100g butter, melted
2 leeks, trimmed, washed and sliced
2 garlic cloves, crushed
750g mixed mushrooms (we used girolle, chestnut and oyster), wiped clean and thickly sliced
150ml dry white wine
200g pack cooked chestnuts, roughly chopped
142ml carton double cream
Juice of ½ small lemon
Leaves from a few sprigs of fresh thyme
8 fresh filo pastry sheets
1. Melt 40g of the butter in large, deep frying pan over a medium heat. Add the leeks and garlic and cook for 3-4 minutes, stirring occasionally, until beginning to soften. Add the mushrooms, increase the heat to high and stir-fry for 2-3 minutes, until wilted slightly.
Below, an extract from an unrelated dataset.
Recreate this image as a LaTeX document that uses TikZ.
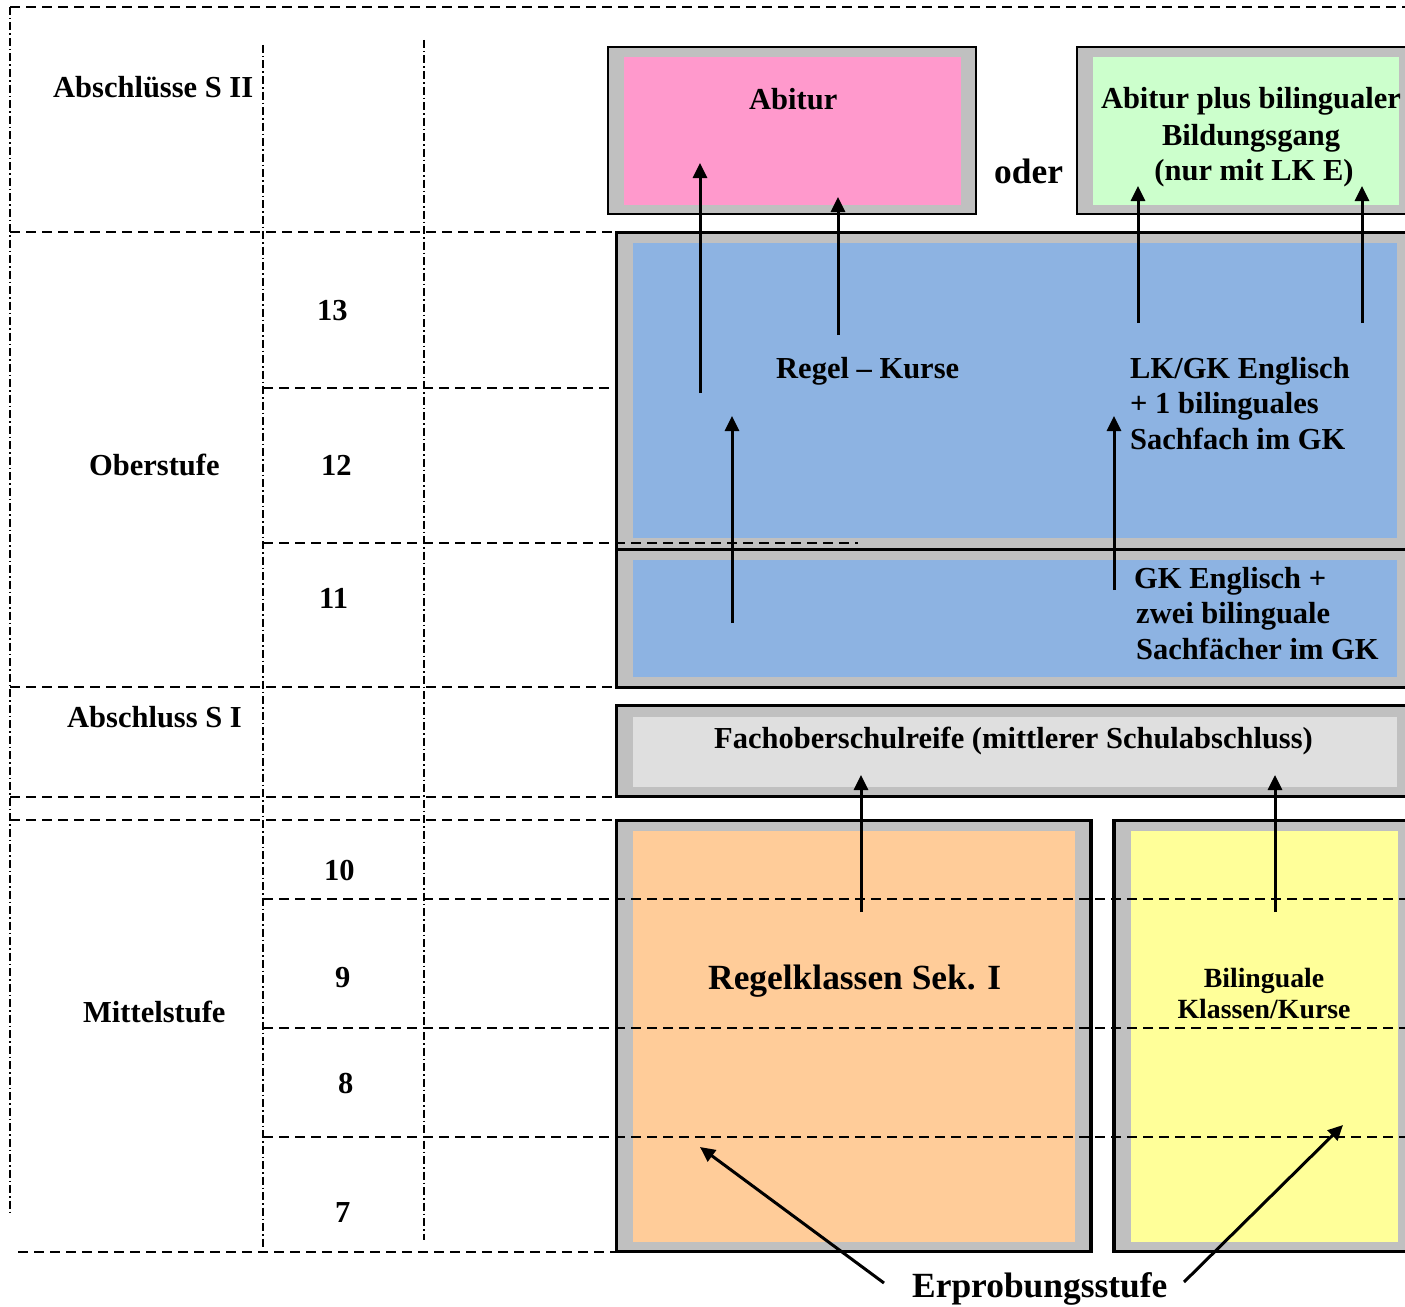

2. Add the wine to the pan and bubble until nearly all of it has evaporated. Reduce the heat to medium-low and stir in the chestnuts, cream, lemon juice and half the thyme leaves. Simmer gently for a few minutes, until the sauce has reduced a little, then season to taste. Transfer to a deep, 1.5-litre freezerproof and ovenproof dish and cool completely.
3. Stir the remaining thyme into the remaining melted butter. Brush half the filo pastry sheets with some of the thyme butter, lay 1 unbuttered filo sheet on top of 1 buttered filo sheet, then brush again with thyme butter. Halve each filo pile through the middle, so you have 8 smaller squares. Scrunch each square, then lay side by side on top of the filling, to give a ruffled filo topping. At this point, freeze or continue cooking to eat immediately.
TO EAT Defrost at room temperature for 8 hours, or in the fridge for 24 hours. Bring up to room temperature. Cook at 190°C/fan170°C/gas 5 for 25 minutes or until the filling is piping hot and the filo pastry is golden. Serve with steamed spring greens.
TO FREEZE Cover with cling film, label and freeze for up to 1 month.
- Match with a smooth and aromatic French Pinot Noir.